Frank Herrera "When I was about twelve, like all the other kids in rural West Virginia, I was in the 4-H club and looking for a new project to do for the annual show. Somehow, it became “home beautification”. Following suggestions in the manual, I took a slow walk around the yard, noting things that might be improved. Before long, I came across a large brick barbeque built by my father some years previous. I determined to improve that corner by demolishing it and restoring it to pristine grass. As my mother always had a camera around, I thought to document my work with before and after photos-which I did, mounting them on a big cardboard sheet with what I thought appropriate text.
Was I surprised when half the people thought I had got the before and after photos reversed.
So, although I still think that the thing photography does best is imply a narrative, you never can plan for agreement on a single interpretation.
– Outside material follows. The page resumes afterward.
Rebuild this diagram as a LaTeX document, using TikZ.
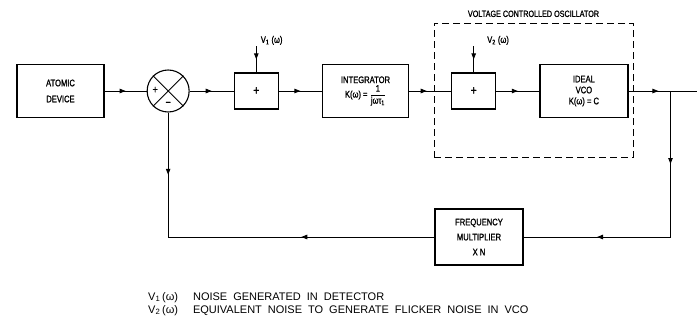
\documentclass[tikz,border=0pt]{standalone}
\usepackage{amsmath}
\usepackage{fontspec}
\setmainfont{Liberation Sans}
\newfontfamily\lblfont[FakeStretch=0.8,FakeBold=1.2]{Liberation Sans}
\usetikzlibrary{positioning,arrows.meta,decorations.markings,calc}

\begin{document}
\begin{tikzpicture}[
      x=1pt, y=-1pt,
      font=\lblfont\fontsize{9.5}{11}\selectfont,
      box/.style={draw, line width=1.2pt, inner sep=0pt, align=center},
      sumbox/.style={box, minimum width=44pt, minimum height=36pt, font=\lblfont\fontsize{13}{13}\selectfont},
      line/.style={line width=0.9pt},
      midarrow/.style={line, postaction={decorate}, decoration={markings,
          mark=at position #1 with {\arrow{Triangle[length=6pt,width=4.5pt]}}}},
      midarrow/.default=0.5,
      node distance=43pt,
    ]
      \useasboundingbox (0,0) rectangle (699,322);

      % forward path
      \node[box, minimum width=87pt, minimum height=53pt] (atomic) at (60.5,91) {ATOMIC\\[5pt]DEVICE};
      \node[draw, circle, line width=1.1pt, minimum size=42pt, inner sep=0pt, right=42pt of atomic] (sum) {};
      \node[sumbox, right=44pt of sum] (addone) {+};
      \node[box, minimum width=86pt, minimum height=53pt, right=of addone] (integ) {INTEGRATOR\\[1pt]K(ω) = $\dfrac{\text{1}}{\text{jωτ\textsubscript{1}}}$};
      \node[sumbox, right=42pt of integ] (addtwo) {+};
      \node[box, minimum width=88pt, minimum height=53pt, right=of addtwo] (vco) {IDEAL\\VCO\\K(ω) = C};
      \coordinate (branch) at ($(vco.east)+(42,0)$);
      \coordinate (out) at ($(vco.east)+(68,0)$);

      % summing junction
      \draw[line] (sum.north west) -- (sum.south east);
      \draw[line] (sum.north east) -- (sum.south west);
      \node[font=\lblfont\fontsize{11}{11}\selectfont] (sumplus) at ($(sum.center)+(-13,-1)$) {+};
      \node[font=\lblfont\fontsize{11}{11}\selectfont] (summinus) at ($(sum.center)+(0,13)$) {−};

      % vco frame
      \node[draw, dashed, dash pattern=on 7pt off 4pt, line width=0.9pt, minimum width=199pt, minimum height=134pt, inner sep=0pt] (vcoframe) at (533.5,90) {};
      \node[font=\lblfont\fontsize{9}{10}\selectfont, above=2pt of vcoframe] (vcotitle) {VOLTAGE CONTROLLED OSCILLATOR};

      % feedback
      \node[box, minimum width=88pt, minimum height=56pt] (fmul) at (479,237) {FREQUENCY\\[4pt]MULTIPLIER\\[4pt]X N};
      \coordinate (rcorner) at (branch |- fmul);
      \coordinate (lcorner) at (sum |- fmul);

      % noise inputs
      \coordinate (vonein) at ($(addone.north)+(0,-26)$);
      \node[anchor=west] (vonelbl) at ($(vonein)+(1,-6)$) {V\textsubscript{1} (ω)};
      \coordinate (vtwoin) at ($(addtwo.north)+(0,-26)$);
      \node[anchor=west] (vtwolbl) at ($(vtwoin)+(10,-6)$) {V\textsubscript{2} (ω)};

      \draw[midarrow] (atomic) -- (sum);
      \draw[midarrow] (sum) -- (addone);
      \draw[midarrow] (addone) -- (integ);
      \draw[midarrow=0.42] (integ) -- (addtwo);
      \draw[midarrow] (addtwo) -- (vco);
      \draw[midarrow=0.44] (vco.east) -- (out);
      \draw[midarrow] (vonein) -- (addone.north);
      \draw[midarrow] (vtwoin) -- (addtwo.north);
      \draw[midarrow] (branch) -- (rcorner);
      \draw[midarrow] (rcorner) -- (fmul.east);
      \draw[midarrow] (fmul.west) -- (lcorner);
      \draw[midarrow] (sum.south) -- (lcorner);

      % legend
      \node[anchor=north west, inner sep=0pt, font=\fontsize{11}{13}\selectfont] (legend) at (148,291) {%
        \spaceskip=6pt
        \begin{tabular}{@{}l@{\hspace{15pt}}l@{}}
          V\textsubscript{1}\,(ω) & NOISE GENERATED IN DETECTOR\\
          V\textsubscript{2}\,(ω) & EQUIVALENT NOISE TO GENERATE FLICKER NOISE IN VCO
        \end{tabular}};
    \end{tikzpicture}
\end{document}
I am still taking before and after pictures. I ask the viewer to look at the physical evidence in context with poetic implications.
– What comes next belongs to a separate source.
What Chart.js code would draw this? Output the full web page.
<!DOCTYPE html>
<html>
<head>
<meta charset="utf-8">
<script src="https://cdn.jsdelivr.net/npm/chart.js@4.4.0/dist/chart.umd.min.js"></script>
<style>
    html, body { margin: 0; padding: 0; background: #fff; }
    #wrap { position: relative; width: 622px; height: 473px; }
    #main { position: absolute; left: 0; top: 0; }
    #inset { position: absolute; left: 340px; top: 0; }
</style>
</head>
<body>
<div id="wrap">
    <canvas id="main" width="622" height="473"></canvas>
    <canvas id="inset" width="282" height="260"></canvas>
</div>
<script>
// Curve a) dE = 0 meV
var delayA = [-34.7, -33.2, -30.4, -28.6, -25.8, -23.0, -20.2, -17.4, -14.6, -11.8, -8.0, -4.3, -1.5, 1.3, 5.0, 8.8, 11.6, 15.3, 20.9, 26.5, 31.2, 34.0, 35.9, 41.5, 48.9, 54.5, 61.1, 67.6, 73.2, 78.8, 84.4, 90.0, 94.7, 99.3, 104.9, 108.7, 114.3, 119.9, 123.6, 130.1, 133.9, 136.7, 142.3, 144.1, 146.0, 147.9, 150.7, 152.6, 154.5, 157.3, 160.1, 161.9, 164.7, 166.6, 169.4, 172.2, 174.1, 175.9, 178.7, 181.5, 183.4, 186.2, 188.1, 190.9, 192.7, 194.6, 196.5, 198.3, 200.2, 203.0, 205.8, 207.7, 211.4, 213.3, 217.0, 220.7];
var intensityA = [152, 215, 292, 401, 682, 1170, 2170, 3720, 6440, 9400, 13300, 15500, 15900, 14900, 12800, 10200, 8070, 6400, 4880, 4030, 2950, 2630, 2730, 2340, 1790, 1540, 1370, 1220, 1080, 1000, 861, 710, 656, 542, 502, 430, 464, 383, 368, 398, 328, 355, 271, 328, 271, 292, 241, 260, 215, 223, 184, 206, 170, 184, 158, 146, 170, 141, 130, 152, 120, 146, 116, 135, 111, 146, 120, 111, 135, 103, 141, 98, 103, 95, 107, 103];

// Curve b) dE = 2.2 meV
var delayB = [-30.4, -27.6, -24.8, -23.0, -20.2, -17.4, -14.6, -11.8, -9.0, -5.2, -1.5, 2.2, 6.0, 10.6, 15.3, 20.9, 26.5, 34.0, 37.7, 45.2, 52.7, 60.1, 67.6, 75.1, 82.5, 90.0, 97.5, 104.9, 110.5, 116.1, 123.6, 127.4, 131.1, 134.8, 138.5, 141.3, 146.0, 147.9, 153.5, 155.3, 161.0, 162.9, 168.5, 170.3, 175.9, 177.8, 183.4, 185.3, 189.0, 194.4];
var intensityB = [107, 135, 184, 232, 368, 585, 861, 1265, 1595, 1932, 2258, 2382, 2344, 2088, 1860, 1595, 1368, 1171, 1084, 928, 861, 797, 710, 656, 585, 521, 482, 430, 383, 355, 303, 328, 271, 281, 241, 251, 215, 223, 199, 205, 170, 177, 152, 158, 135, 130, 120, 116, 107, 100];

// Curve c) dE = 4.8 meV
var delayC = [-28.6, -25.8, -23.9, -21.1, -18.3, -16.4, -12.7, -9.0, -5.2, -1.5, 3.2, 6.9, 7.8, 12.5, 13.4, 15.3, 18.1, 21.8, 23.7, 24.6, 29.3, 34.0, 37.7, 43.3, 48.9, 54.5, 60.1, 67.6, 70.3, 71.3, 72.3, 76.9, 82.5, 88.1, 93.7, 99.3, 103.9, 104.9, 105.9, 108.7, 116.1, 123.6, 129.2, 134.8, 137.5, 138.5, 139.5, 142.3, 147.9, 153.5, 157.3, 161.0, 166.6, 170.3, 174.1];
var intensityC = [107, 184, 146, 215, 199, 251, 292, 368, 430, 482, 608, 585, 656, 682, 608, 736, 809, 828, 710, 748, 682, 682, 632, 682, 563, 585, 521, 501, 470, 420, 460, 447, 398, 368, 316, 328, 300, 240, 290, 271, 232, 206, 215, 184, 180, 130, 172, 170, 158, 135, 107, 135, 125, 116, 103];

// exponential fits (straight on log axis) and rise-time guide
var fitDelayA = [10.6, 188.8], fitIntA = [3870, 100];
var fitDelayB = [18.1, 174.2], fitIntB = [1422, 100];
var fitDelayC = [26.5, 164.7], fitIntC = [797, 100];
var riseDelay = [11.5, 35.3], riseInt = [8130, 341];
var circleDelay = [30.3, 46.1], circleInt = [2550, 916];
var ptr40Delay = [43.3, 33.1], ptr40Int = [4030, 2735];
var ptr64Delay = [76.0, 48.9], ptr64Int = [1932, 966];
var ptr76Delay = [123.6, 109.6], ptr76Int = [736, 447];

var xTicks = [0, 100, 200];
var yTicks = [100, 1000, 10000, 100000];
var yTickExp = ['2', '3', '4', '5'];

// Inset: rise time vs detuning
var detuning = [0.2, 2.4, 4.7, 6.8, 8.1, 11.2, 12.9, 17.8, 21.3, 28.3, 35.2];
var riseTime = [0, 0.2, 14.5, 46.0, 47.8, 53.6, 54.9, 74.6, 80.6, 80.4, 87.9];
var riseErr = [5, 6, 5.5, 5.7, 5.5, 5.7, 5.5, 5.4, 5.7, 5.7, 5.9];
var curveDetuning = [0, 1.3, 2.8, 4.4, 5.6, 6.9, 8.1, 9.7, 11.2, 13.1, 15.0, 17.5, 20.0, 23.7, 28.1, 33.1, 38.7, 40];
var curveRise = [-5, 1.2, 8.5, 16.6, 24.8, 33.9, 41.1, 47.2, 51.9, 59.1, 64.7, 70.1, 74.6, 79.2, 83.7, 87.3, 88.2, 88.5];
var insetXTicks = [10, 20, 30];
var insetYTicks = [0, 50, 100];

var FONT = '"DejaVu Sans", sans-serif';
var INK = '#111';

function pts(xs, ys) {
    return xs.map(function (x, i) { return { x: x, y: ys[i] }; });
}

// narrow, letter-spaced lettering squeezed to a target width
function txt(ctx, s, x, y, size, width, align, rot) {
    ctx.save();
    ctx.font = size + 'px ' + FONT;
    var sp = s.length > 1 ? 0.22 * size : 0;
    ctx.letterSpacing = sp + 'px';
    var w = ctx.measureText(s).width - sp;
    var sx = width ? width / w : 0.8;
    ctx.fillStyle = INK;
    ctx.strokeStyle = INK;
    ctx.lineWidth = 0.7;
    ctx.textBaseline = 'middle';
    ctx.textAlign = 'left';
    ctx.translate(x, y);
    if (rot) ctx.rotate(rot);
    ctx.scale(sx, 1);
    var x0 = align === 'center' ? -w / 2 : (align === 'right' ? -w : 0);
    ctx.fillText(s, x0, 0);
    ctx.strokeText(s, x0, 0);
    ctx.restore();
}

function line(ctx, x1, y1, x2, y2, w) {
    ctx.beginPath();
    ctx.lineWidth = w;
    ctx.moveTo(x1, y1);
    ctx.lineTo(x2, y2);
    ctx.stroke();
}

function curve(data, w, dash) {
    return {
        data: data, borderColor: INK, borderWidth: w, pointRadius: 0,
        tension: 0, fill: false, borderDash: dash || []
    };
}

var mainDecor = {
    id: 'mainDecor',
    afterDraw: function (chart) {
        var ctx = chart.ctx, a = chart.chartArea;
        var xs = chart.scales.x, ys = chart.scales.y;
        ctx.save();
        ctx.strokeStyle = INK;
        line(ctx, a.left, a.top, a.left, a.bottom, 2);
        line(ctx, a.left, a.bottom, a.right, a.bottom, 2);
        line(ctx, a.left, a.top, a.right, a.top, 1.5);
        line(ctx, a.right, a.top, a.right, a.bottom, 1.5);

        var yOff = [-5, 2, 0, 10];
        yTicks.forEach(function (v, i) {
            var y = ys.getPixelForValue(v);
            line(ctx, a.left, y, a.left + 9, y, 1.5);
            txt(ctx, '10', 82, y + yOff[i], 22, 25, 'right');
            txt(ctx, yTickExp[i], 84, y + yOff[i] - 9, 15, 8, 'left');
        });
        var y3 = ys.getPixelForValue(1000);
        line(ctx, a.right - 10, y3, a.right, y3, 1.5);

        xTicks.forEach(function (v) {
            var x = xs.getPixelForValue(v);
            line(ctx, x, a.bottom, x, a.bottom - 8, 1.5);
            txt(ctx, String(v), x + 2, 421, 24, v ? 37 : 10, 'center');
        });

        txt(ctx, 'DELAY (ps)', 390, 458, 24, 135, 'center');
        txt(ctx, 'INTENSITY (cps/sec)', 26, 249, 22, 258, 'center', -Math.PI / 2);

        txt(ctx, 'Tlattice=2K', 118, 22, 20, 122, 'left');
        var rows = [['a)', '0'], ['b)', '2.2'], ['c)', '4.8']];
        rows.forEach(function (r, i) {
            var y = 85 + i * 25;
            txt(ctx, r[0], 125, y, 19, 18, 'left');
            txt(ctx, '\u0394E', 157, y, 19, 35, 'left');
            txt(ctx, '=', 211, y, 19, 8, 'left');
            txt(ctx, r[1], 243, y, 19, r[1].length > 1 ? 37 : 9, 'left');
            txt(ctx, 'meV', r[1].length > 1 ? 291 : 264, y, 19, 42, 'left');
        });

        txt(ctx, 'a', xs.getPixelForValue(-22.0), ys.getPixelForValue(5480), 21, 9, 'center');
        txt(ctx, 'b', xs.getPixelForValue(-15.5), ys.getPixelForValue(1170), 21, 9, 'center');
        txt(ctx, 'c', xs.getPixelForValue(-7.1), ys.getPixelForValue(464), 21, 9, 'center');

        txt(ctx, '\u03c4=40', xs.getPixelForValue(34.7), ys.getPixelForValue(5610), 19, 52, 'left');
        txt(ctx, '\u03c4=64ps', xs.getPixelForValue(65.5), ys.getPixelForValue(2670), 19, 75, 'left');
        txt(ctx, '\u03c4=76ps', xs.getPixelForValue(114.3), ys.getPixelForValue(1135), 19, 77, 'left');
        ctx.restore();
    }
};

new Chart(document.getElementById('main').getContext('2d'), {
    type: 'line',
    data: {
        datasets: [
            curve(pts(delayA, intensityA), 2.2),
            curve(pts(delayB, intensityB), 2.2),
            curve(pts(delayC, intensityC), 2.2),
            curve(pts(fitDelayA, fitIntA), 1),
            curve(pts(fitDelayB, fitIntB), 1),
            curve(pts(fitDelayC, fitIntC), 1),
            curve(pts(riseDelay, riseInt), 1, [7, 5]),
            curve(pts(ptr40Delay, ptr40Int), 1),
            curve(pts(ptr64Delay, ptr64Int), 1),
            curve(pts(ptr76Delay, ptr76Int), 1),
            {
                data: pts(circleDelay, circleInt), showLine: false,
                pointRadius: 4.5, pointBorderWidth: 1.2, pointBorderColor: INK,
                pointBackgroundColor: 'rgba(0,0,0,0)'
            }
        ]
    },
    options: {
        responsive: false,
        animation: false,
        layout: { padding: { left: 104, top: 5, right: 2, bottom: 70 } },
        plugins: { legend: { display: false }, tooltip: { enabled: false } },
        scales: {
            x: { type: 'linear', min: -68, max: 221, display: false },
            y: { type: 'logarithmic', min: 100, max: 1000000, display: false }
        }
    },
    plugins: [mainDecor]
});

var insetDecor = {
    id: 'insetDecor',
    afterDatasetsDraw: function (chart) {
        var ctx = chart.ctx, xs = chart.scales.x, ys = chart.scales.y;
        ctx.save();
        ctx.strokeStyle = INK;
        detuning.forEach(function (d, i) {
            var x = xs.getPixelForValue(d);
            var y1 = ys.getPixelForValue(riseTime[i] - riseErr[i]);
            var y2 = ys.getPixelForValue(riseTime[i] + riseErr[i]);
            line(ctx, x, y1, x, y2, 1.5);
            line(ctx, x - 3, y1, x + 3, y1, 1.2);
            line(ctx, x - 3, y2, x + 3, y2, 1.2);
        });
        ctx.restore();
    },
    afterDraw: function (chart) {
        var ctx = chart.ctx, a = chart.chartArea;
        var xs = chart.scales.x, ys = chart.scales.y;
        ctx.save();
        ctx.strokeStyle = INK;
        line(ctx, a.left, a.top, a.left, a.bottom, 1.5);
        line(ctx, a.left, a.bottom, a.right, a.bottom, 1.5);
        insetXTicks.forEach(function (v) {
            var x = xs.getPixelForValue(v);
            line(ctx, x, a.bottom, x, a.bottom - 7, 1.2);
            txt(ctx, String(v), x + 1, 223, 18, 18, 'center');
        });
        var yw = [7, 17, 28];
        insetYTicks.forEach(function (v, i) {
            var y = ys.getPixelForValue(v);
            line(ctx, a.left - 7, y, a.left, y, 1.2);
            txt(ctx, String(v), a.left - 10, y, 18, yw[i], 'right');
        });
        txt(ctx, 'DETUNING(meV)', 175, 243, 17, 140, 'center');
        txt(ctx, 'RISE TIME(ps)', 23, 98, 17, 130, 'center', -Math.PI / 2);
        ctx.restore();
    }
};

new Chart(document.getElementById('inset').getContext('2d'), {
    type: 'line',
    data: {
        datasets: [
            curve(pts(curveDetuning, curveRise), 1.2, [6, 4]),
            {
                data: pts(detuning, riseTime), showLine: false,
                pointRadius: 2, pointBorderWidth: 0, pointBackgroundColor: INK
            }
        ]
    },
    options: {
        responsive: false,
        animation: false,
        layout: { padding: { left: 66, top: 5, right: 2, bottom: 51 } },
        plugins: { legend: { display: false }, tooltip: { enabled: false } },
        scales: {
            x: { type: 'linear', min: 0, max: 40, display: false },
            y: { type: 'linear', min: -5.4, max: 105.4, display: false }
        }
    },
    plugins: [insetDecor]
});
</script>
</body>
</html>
I am interested in the “social landscape”- landscapes, which combine both factual and transient elements to achieve documentary photographs with a lyrical spin. This I do to help the viewer see what I’m getting at. But whatever I do, the ambiguity will remain. Is it a “before” or “after” picture? Both, probably. What I’m trying to do is show how I feel about it. I use traditional black and white films, and “wet chemistry”. No plans to do otherwise."